Input rows =>
%%
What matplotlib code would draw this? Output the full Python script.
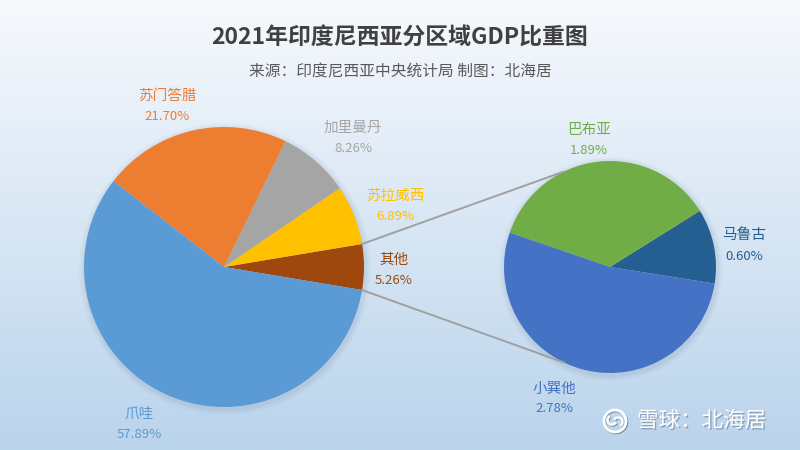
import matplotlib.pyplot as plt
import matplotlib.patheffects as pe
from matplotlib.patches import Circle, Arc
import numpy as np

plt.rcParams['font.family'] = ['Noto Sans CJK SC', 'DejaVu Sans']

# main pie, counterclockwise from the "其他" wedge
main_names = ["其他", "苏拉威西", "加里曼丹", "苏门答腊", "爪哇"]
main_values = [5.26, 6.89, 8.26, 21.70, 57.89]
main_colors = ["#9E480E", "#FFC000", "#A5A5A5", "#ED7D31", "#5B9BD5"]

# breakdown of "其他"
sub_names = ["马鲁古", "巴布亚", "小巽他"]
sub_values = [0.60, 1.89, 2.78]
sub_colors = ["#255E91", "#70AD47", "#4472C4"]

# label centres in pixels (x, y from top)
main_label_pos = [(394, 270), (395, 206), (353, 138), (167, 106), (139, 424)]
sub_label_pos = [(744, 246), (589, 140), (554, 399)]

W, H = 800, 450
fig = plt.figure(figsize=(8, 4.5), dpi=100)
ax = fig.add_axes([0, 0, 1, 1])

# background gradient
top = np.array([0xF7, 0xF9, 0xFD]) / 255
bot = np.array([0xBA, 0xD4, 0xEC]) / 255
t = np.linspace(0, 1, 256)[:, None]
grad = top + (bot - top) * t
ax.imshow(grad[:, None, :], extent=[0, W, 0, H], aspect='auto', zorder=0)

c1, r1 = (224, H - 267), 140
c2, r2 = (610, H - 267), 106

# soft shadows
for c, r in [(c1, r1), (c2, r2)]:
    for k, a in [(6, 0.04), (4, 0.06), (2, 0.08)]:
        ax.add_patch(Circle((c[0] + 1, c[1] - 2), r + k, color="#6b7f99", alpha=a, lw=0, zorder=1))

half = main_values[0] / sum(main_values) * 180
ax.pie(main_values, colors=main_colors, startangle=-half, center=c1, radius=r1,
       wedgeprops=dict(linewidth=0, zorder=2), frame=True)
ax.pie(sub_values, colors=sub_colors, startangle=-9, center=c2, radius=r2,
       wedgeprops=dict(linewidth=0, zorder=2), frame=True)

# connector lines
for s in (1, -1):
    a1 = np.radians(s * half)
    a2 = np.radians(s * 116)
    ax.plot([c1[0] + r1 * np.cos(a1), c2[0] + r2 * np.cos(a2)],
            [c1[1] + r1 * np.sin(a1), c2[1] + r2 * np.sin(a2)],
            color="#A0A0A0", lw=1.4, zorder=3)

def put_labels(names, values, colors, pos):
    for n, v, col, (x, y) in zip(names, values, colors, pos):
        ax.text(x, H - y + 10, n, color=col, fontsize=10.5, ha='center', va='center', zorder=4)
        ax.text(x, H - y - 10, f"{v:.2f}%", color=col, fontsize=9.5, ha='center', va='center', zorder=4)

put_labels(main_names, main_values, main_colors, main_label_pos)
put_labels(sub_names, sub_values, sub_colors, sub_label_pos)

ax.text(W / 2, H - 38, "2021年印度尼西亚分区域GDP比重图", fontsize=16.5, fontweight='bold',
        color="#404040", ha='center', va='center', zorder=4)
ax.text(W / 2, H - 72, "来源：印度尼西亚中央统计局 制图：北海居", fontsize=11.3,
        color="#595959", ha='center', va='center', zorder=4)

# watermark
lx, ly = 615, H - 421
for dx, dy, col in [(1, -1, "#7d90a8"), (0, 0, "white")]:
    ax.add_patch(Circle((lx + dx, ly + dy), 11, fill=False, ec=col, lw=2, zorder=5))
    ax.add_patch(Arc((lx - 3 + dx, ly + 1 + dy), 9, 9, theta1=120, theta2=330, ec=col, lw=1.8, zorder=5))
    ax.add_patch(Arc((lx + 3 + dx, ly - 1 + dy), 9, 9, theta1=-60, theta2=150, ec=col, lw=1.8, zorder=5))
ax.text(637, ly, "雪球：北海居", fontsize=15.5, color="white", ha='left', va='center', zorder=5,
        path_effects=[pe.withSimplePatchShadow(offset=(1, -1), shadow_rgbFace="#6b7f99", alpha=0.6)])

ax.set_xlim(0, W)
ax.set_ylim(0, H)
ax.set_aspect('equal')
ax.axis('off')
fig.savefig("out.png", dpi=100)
%%
%%
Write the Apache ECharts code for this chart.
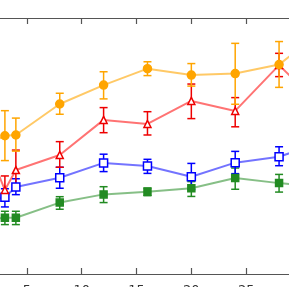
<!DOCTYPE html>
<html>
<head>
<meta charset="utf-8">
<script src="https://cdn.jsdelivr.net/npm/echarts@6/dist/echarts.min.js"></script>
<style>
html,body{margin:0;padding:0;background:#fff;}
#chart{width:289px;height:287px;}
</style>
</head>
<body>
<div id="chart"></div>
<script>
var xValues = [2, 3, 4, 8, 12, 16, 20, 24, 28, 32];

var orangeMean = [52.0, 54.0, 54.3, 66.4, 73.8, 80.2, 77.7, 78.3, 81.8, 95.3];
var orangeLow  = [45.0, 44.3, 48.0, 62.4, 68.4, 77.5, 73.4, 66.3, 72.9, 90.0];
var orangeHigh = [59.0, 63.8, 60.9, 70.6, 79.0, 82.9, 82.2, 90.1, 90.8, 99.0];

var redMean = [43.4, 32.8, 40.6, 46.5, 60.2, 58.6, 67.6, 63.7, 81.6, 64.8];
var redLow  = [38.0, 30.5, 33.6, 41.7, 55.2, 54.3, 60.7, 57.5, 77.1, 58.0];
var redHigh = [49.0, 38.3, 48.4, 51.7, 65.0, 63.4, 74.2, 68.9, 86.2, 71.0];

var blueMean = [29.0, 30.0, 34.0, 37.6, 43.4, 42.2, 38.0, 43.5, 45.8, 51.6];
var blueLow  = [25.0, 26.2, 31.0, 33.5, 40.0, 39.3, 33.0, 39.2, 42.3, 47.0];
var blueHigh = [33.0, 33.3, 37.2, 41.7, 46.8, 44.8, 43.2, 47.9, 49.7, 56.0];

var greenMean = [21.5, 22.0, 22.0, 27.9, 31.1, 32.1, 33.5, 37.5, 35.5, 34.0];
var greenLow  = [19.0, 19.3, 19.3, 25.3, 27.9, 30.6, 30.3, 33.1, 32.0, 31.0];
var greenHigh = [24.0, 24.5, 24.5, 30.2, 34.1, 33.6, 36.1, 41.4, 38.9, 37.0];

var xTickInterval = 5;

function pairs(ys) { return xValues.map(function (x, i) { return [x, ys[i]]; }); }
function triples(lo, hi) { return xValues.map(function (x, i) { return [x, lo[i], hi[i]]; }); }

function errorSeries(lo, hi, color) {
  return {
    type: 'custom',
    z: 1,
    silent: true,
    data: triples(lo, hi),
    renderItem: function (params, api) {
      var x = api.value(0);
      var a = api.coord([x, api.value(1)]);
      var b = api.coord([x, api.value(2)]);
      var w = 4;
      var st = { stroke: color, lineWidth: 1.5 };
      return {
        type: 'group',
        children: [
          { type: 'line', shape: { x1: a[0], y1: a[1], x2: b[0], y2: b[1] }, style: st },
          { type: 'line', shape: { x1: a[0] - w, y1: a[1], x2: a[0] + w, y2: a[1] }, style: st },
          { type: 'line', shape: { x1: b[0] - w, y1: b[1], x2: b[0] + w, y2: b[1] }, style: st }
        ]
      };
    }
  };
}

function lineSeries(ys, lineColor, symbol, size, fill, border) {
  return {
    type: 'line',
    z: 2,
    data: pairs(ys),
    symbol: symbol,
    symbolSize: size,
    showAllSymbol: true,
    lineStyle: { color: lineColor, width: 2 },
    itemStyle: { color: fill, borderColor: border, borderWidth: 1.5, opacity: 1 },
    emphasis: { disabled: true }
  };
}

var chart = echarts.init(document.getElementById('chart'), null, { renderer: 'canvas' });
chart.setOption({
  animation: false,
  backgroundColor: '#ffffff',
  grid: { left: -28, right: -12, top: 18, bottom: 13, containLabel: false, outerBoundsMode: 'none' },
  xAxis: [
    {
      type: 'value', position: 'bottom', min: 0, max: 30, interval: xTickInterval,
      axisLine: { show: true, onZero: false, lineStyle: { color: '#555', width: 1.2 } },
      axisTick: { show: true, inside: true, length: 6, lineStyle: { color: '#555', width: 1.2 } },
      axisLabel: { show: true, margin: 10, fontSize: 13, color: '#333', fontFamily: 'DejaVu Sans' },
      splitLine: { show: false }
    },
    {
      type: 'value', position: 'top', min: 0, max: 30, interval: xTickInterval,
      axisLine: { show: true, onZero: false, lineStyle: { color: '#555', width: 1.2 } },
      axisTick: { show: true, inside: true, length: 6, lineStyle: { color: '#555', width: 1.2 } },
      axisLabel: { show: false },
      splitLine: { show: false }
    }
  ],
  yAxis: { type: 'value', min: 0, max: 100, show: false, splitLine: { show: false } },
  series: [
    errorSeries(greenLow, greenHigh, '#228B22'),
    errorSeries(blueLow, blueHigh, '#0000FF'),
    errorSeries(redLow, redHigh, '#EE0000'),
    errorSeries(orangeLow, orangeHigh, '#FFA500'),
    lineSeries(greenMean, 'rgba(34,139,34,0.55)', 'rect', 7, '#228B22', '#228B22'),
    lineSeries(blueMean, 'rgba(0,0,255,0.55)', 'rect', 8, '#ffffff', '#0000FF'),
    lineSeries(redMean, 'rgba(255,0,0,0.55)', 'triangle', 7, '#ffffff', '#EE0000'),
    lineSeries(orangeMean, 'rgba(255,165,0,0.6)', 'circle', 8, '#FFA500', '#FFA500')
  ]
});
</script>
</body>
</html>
%%
Stated goal =>
Go over the records above line by line and count those holding the word "script". Reply only with the number.

Written solution =>
4